Despite the broader economic contraction, 2020 has seen a startling number of new businesses being registered. Covid-related redundancies have given many the push they needed to start up a new venture. And many have been given time to reflect on the direction of their lives, and how that direction might be changed. Companies house data reveals that 85,000 more businesses were created in 2020 than in 2019.
Retail the big winner
Data from instantprint, one of the country’s foremost banner-printing services, reveals a detailed breakdown of the new ventures. Their data comes from a survey of 1,000 adults, polled in January 2021. They put the retail sales sector as the biggest new field, with more than 22,000 registrations.
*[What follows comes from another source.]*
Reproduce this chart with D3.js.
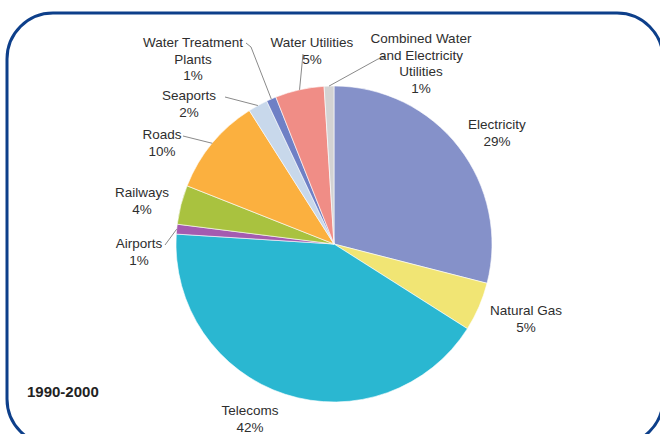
<!DOCTYPE html>
<html>
<head>
<meta charset="utf-8">
<script src="https://cdn.jsdelivr.net/npm/d3@7"></script>
<style>
  html, body { margin: 0; padding: 0; background: #fff; }
  svg { display: block; font-family: "Liberation Sans", Arial, sans-serif; }
</style>
</head>
<body>
<div id="chart"></div>
<script>
// data, clockwise from 12 o'clock
const categories = ['Electricity', 'Natural Gas', 'Telecoms', 'Airports', 'Railways', 'Roads',
  'Seaports', 'Water Treatment Plants', 'Water Utilities', 'Combined Water and Electricity Utilities'];
const shares = [29, 5, 42, 1, 4, 10, 2, 1, 5, 1];
const sliceColors = ['#8591c9', '#f1e574', '#2ab7d1', '#a45bb0', '#a9c23f', '#fbb03f',
  '#c8d8eb', '#6f80c5', '#f08d86', '#d3d3d3'];
const periodLabel = '1990-2000';

// label text lines (last line gets the percent)
const labelLines = [['Electricity'], ['Natural Gas'], ['Telecoms'], ['Airports'], ['Railways'], ['Roads'],
  ['Seaports'], ['Water Treatment', 'Plants'], ['Water Utilities'], ['Combined Water', 'and Electricity', 'Utilities']];

// layout of labels: centre x, first line middle y, optional leader start
const labelLayout = [
  { x: 497, y: 124 },
  { x: 526, y: 310 },
  { x: 250, y: 410 },
  { x: 139, y: 243, lead: [[165, 245]] },
  { x: 142, y: 192 },
  { x: 162, y: 134, lead: [[183, 136]] },
  { x: 189, y: 95, lead: [[225, 97]] },
  { x: 193, y: 42, lead: [[246, 43], [251, 47]] },
  { x: 312, y: 42, lead: [[303, 54]] },
  { x: 421, y: 38, lead: [[386, 57], [378, 59]] }
];

const width = 660, height = 434;
const cx = 334, cy = 244, radius = 158;
const lineH = 16.5;

const svg = d3.select('#chart').append('svg')
  .attr('width', width)
  .attr('height', height);

// rounded frame
svg.append('rect')
  .attr('x', 7)
  .attr('y', 13)
  .attr('width', 656)
  .attr('height', 432)
  .attr('rx', 46)
  .attr('fill', 'none')
  .attr('stroke', '#0d3f8a')
  .attr('stroke-width', 3);

const slices = categories.map((c, i) => ({ name: c, value: shares[i], i: i }));

const pie = d3.pie().sort(null).value(d => d.value);
const arcs = pie(slices);
const arc = d3.arc().innerRadius(0).outerRadius(radius);

const g = svg.append('g').attr('transform', `translate(${cx},${cy})`);

g.selectAll('path.slice')
  .data(arcs)
  .join('path')
  .attr('class', 'slice')
  .attr('d', arc)
  .attr('fill', d => sliceColors[d.data.i])
  .attr('stroke', '#fff')
  .attr('stroke-width', 0.6);

// leader lines: from label to the slice edge at its mid angle
const edgePoint = d => {
  const a = (d.startAngle + d.endAngle) / 2;
  return [cx + radius * Math.sin(a), cy - radius * Math.cos(a)];
};

arcs.forEach(d => {
  const lay = labelLayout[d.data.i];
  if (!lay.lead) return;
  const pts = lay.lead.concat([edgePoint(d)]);
  svg.append('path')
    .attr('d', d3.line()(pts))
    .attr('fill', 'none')
    .attr('stroke', '#8a8a8a')
    .attr('stroke-width', 1);
});

// labels
arcs.forEach(d => {
  const lay = labelLayout[d.data.i];
  const lines = labelLines[d.data.i].concat([d.data.value + '%']);
  const t = svg.append('text')
    .attr('text-anchor', 'middle')
    .attr('font-size', '13.5px')
    .attr('fill', '#2e2e2e');
  lines.forEach((ln, k) => {
    t.append('tspan')
      .attr('x', lay.x)
      .attr('y', lay.y + k * lineH + 5)
      .text(ln);
  });
});

svg.append('text')
  .attr('x', 27)
  .attr('y', 397)
  .attr('font-size', '15px')
  .attr('font-weight', 'bold')
  .attr('fill', '#222')
  .text(periodLabel);
</script>
</body>
</html>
The next two most popular sectors for start-ups were management consultancy and real estate trading at around 16,000 each, and then freight road transport, which sat at just over 10,000.
It’s clear that this shift would not have been possible just a decade or so ago. New online retailers have an unprecedented array of tools at their disposal. They might use Amazon FBA, eBay, Etsy or Shopify to create bespoke stores, and use social media to effectively market those stores to the customers who are looking for them.
London leads the way
London has been battered by the pandemic in ways that other cities have not. Previous research by instantprint cited the capital as among the worst places to work from home in the country. Plus, there’s been a sustained exodus of skilled workers from the capital, who, being able to do their job remotely, have seen no reason to put up with the higher living costs that come with life in zone 3.
Despite this, the instantprint data puts London at the top of the nationwide table when it comes to new start-ups, with 123,462 new ventures. This beats the closest rival, Birmingham, into a distant second on 11,185.
What about the future?
The signs are strong that the boom in new start-ups isn’t about to go anywhere. The same survey found that around a fifth of adults in the UK (that’s 18%) have ‘firm’ plans to start a business in 2021, and that a further 29% are merely ‘considering it’. Napoleon’s famous (and probably apocryphal) description of Britain as a ‘nation of shopkeepers’ might yet come to prove even truer!